Work on ultimate semantics also led in the of the one machine instruction that could replace all others. The ultimate RISC machine.

As we don't yet have an answer, some are still continuing to reflect.

Answer 2

Although you're question states to be about programming language, it seems to me there are also some questions on encoding that still need answering. Let's start with the ASCII.

As you've said, the encoding is arbitrary. It seems you don't like this and would rather have an 'non-arbitrary' encoding. This hard to do, but more importantly, we don't want to do have 'non-arbitrary' encoding.

Standards like ASCII allow us to have abstraction. When typing this text, I don't want to know what the ASCII (or technically, Unicode, I guess) codes are for all characters I type.

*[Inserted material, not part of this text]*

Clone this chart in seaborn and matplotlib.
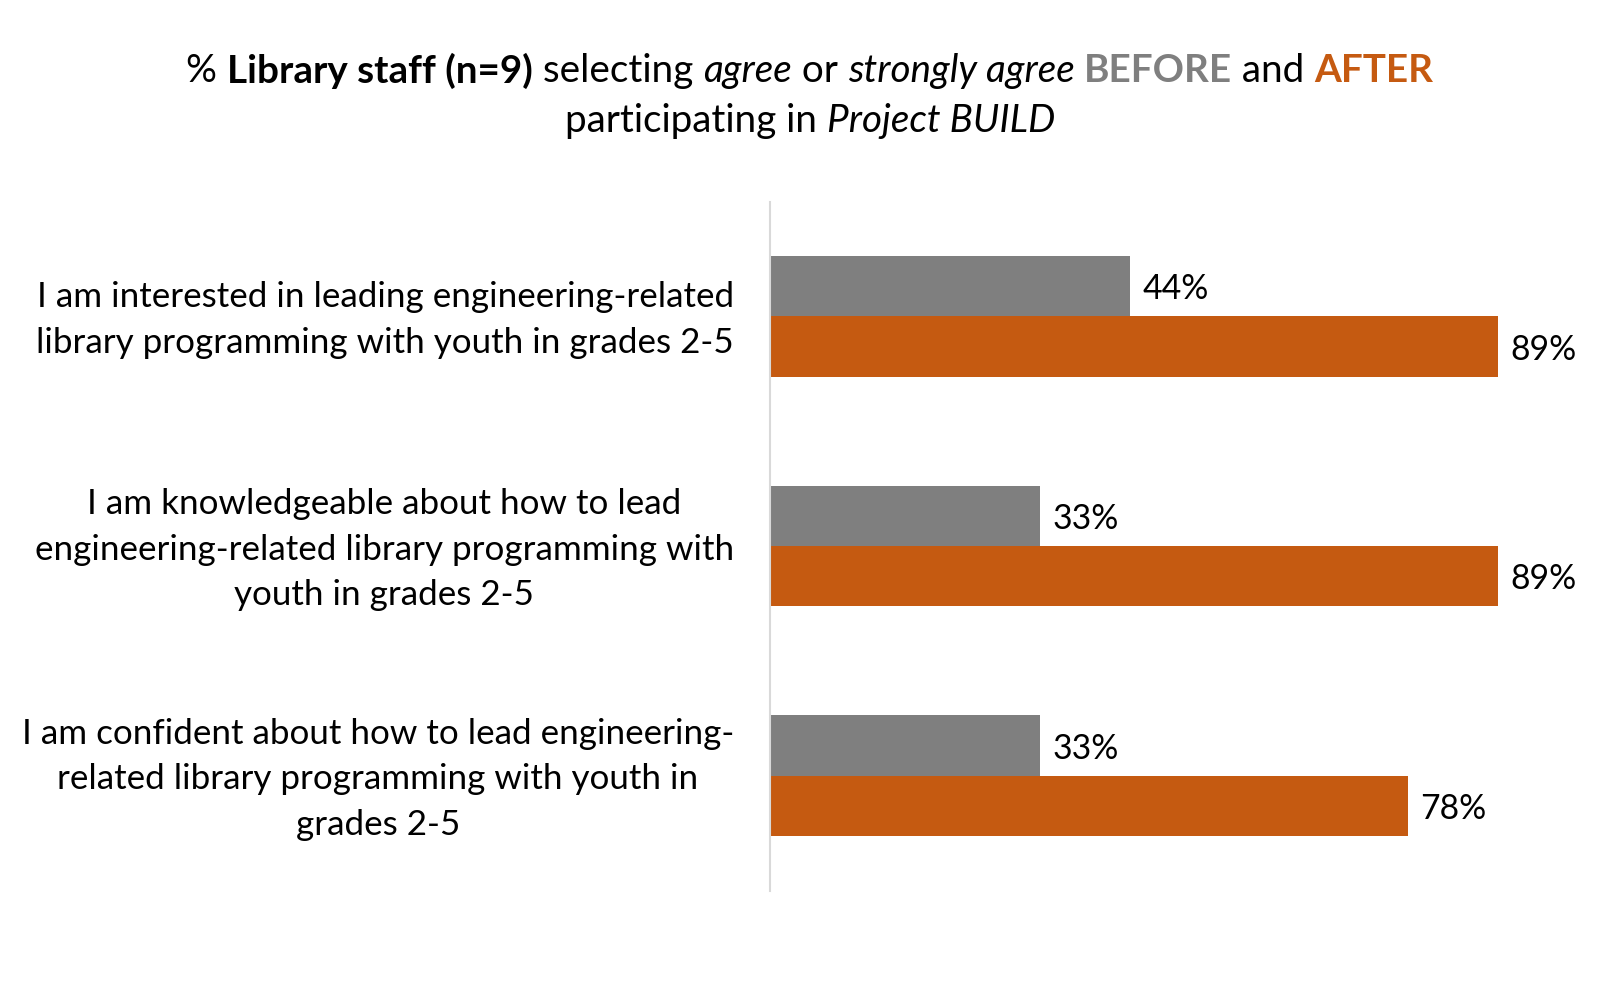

The same holds for programming languages, high level programming languages abstract from their compiled assembly code. But even for assembly languages, the encoding to binary is, from the programmer's perspective, arbitrary. However, there may be good reasons for the processor designer to choose a certain encoding. The fact that the programmer doesn't care about the encoding means the processor designer can choose whatever encoding that is convenient.

---

However, all of the above are practical reasons why the current situation is fine. As Brian Tompsett states, a Master Language is however something that would be interesting in theory, even if it isn't needed in practice.

Answer 3

Three thoughts for you, and a bonus.

1. In any problem there are tradeoffs: some solutions are better by some measure but worse by another. For example, C usually runs faster than Python, but takes more lines of code to express the same program. So many language designs decisions are not arbitrary, but they are different in different languages due to tradeoffs.

2. Pragmatically, languages work well if they focus and limit expressivity to the most useful areas for problems that language wants to solve. We could have everyone program in machine code or assembly language, which only depend on the underlying hardware. But we abstract common tasks out and build higher-level languages to do them quickly. Which abstractions should we build? If one language tried to hold them all, it would be too impossibly large to understand. Instead, we pick some set of tasks and focus the language toward those.

3. Progress is hard and we do not know everything. Slowly we learn and improve and design new languages, but we don't always know what will work. There are many goals and factors. Your goal may be a good one but we don't know how to do it yet -- each new programming language is an experiment around a few areas of improvement.

Think about image file formats. Why do we have PNG, GIF, JPG, SVG, and so many more? Because there are tradeoffs in how we store images, and each format works well by focusing on what it is good at, and there is progress over time as we learn how to better compress and display images.

Bonus. You may be interested in LISP or different variants of it. LISP is a language with very minimal and consistent syntax: everything is a list and delimited with parentheses, so data and code are written the same way and can be manipulated in the same ways.